= INPUT DATA =
────────────────────────────────────────
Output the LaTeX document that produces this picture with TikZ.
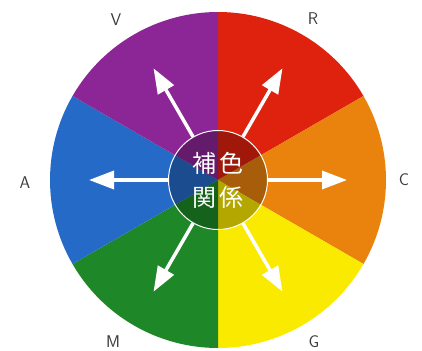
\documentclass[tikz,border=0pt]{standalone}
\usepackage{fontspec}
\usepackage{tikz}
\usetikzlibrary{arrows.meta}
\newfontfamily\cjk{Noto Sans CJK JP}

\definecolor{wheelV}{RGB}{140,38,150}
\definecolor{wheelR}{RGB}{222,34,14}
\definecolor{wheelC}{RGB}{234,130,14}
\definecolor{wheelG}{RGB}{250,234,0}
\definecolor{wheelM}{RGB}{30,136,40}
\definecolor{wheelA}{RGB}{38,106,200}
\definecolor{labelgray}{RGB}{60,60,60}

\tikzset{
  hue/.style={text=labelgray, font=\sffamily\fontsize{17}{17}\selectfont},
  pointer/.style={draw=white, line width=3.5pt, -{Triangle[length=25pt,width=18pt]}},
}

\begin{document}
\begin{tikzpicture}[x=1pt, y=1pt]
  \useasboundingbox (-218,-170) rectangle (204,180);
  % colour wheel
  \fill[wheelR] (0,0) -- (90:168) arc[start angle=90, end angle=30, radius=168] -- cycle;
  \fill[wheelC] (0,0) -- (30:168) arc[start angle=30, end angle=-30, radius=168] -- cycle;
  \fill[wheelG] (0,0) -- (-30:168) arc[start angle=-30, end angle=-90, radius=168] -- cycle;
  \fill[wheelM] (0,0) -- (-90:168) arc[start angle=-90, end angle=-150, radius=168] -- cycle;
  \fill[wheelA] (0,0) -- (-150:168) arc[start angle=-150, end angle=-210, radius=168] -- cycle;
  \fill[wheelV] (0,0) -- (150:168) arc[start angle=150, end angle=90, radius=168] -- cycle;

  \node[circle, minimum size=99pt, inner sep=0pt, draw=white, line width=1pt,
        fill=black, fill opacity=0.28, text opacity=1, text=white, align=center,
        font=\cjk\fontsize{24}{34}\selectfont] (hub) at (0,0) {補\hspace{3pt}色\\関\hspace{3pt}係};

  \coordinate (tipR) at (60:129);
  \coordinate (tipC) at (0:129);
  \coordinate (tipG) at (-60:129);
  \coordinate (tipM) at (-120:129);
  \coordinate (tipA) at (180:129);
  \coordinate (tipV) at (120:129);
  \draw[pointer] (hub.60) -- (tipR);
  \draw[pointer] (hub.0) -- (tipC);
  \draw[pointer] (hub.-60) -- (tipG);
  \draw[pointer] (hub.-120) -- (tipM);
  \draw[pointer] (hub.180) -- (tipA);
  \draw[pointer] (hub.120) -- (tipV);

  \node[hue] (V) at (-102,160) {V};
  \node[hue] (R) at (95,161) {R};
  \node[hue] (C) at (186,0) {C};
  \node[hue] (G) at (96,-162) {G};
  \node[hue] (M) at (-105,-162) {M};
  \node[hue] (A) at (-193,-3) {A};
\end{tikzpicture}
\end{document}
────────────────────────────────────────
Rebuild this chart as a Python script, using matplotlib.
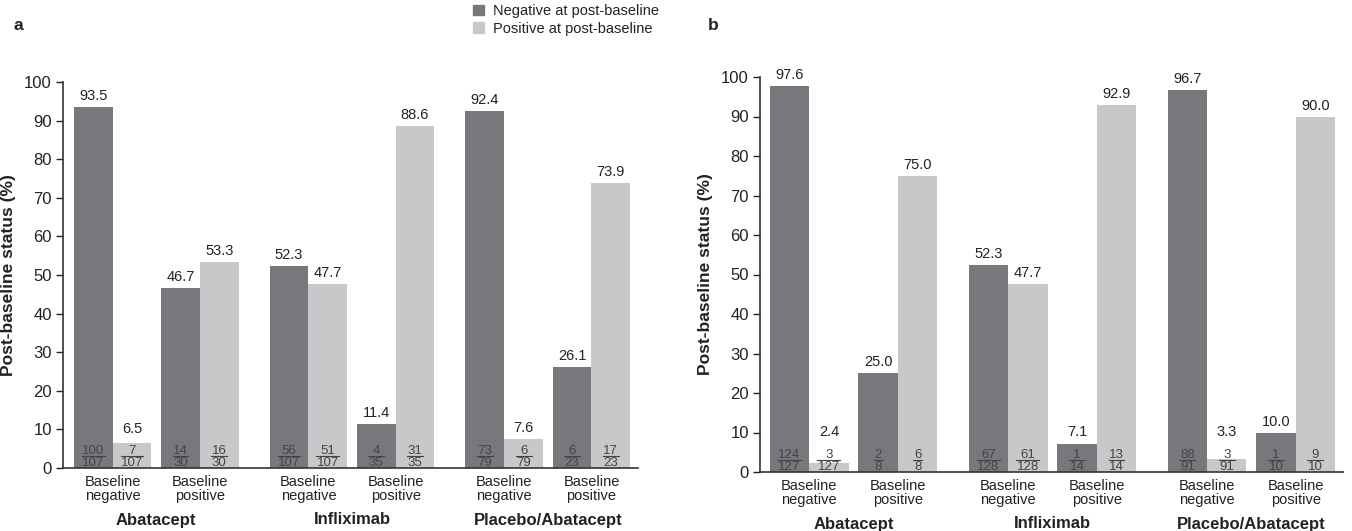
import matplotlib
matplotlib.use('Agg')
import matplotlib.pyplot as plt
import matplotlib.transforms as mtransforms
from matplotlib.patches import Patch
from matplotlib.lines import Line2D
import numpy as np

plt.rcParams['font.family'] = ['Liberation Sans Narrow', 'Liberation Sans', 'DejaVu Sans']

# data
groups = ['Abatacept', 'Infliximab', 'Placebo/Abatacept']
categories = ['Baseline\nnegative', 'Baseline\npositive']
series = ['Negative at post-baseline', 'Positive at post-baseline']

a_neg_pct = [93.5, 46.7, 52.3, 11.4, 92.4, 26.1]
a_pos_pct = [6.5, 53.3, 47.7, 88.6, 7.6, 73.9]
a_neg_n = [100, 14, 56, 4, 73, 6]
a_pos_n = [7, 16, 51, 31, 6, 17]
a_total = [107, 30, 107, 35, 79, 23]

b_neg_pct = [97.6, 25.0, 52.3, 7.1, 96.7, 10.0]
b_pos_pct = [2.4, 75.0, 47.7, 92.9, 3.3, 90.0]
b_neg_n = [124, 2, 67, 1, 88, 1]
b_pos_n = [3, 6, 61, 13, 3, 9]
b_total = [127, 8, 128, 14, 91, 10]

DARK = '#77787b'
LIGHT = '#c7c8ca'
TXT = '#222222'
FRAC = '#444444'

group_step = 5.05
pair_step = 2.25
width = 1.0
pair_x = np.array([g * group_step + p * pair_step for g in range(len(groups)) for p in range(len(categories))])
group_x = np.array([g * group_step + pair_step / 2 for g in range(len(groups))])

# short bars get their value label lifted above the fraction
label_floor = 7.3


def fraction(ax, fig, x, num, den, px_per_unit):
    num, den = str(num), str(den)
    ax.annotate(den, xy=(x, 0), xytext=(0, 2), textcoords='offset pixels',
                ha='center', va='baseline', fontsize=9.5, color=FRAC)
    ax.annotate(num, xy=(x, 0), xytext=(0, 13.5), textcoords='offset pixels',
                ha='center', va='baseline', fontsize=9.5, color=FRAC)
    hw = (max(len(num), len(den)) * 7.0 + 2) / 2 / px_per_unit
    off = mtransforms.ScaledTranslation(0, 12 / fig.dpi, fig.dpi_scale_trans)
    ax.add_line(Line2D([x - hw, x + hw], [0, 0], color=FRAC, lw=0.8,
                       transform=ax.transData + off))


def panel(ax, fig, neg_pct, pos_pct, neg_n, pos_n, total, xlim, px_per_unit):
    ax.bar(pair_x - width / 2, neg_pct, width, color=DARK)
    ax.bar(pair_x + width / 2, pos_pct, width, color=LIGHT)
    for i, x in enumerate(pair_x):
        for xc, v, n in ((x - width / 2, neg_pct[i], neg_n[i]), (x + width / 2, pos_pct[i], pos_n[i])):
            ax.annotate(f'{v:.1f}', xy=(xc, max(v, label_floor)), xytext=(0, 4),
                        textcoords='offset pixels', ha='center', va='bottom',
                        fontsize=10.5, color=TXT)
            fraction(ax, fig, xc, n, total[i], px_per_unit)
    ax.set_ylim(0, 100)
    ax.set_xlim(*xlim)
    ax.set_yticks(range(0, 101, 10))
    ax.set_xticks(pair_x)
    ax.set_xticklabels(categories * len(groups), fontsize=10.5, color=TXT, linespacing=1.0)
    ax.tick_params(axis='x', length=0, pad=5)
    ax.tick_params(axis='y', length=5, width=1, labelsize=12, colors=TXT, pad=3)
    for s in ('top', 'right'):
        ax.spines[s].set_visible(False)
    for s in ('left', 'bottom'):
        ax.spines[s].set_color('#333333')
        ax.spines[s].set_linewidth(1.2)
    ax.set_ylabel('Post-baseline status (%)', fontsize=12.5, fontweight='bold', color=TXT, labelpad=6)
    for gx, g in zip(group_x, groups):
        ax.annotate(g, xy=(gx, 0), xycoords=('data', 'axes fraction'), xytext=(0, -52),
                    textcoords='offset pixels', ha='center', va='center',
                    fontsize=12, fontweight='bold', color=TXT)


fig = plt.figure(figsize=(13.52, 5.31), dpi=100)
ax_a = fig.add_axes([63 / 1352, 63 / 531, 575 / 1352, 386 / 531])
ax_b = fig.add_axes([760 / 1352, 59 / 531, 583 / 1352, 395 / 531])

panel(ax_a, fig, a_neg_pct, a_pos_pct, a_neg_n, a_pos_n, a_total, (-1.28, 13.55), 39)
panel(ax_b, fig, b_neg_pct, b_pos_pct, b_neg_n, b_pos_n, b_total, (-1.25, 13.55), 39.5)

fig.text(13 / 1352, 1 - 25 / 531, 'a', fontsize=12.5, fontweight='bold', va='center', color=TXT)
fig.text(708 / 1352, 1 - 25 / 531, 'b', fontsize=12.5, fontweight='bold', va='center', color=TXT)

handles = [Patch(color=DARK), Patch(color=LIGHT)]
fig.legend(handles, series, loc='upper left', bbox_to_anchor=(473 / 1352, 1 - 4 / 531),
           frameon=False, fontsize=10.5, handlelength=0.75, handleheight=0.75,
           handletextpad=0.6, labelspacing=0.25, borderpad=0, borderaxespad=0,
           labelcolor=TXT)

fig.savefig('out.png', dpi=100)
────────────────────────────────────────
= SHORT EXERCISE =
In the listing above, find the line containing "Rebuild this chart" and the line containing "transform=ax.transData + off))", then output those two lines and everything between them exactly as written, without the images.

= FINISHED ANSWER =
Rebuild this chart as a Python script, using matplotlib.
import matplotlib
matplotlib.use('Agg')
import matplotlib.pyplot as plt
import matplotlib.transforms as mtransforms
from matplotlib.patches import Patch
from matplotlib.lines import Line2D
import numpy as np

plt.rcParams['font.family'] = ['Liberation Sans Narrow', 'Liberation Sans', 'DejaVu Sans']

# data
groups = ['Abatacept', 'Infliximab', 'Placebo/Abatacept']
categories = ['Baseline\nnegative', 'Baseline\npositive']
series = ['Negative at post-baseline', 'Positive at post-baseline']

a_neg_pct = [93.5, 46.7, 52.3, 11.4, 92.4, 26.1]
a_pos_pct = [6.5, 53.3, 47.7, 88.6, 7.6, 73.9]
a_neg_n = [100, 14, 56, 4, 73, 6]
a_pos_n = [7, 16, 51, 31, 6, 17]
a_total = [107, 30, 107, 35, 79, 23]

b_neg_pct = [97.6, 25.0, 52.3, 7.1, 96.7, 10.0]
b_pos_pct = [2.4, 75.0, 47.7, 92.9, 3.3, 90.0]
b_neg_n = [124, 2, 67, 1, 88, 1]
b_pos_n = [3, 6, 61, 13, 3, 9]
b_total = [127, 8, 128, 14, 91, 10]

DARK = '#77787b'
LIGHT = '#c7c8ca'
TXT = '#222222'
FRAC = '#444444'

group_step = 5.05
pair_step = 2.25
width = 1.0
pair_x = np.array([g * group_step + p * pair_step for g in range(len(groups)) for p in range(len(categories))])
group_x = np.array([g * group_step + pair_step / 2 for g in range(len(groups))])

# short bars get their value label lifted above the fraction
label_floor = 7.3


def fraction(ax, fig, x, num, den, px_per_unit):
    num, den = str(num), str(den)
    ax.annotate(den, xy=(x, 0), xytext=(0, 2), textcoords='offset pixels',
                ha='center', va='baseline', fontsize=9.5, color=FRAC)
    ax.annotate(num, xy=(x, 0), xytext=(0, 13.5), textcoords='offset pixels',
                ha='center', va='baseline', fontsize=9.5, color=FRAC)
    hw = (max(len(num), len(den)) * 7.0 + 2) / 2 / px_per_unit
    off = mtransforms.ScaledTranslation(0, 12 / fig.dpi, fig.dpi_scale_trans)
    ax.add_line(Line2D([x - hw, x + hw], [0, 0], color=FRAC, lw=0.8,
                       transform=ax.transData + off))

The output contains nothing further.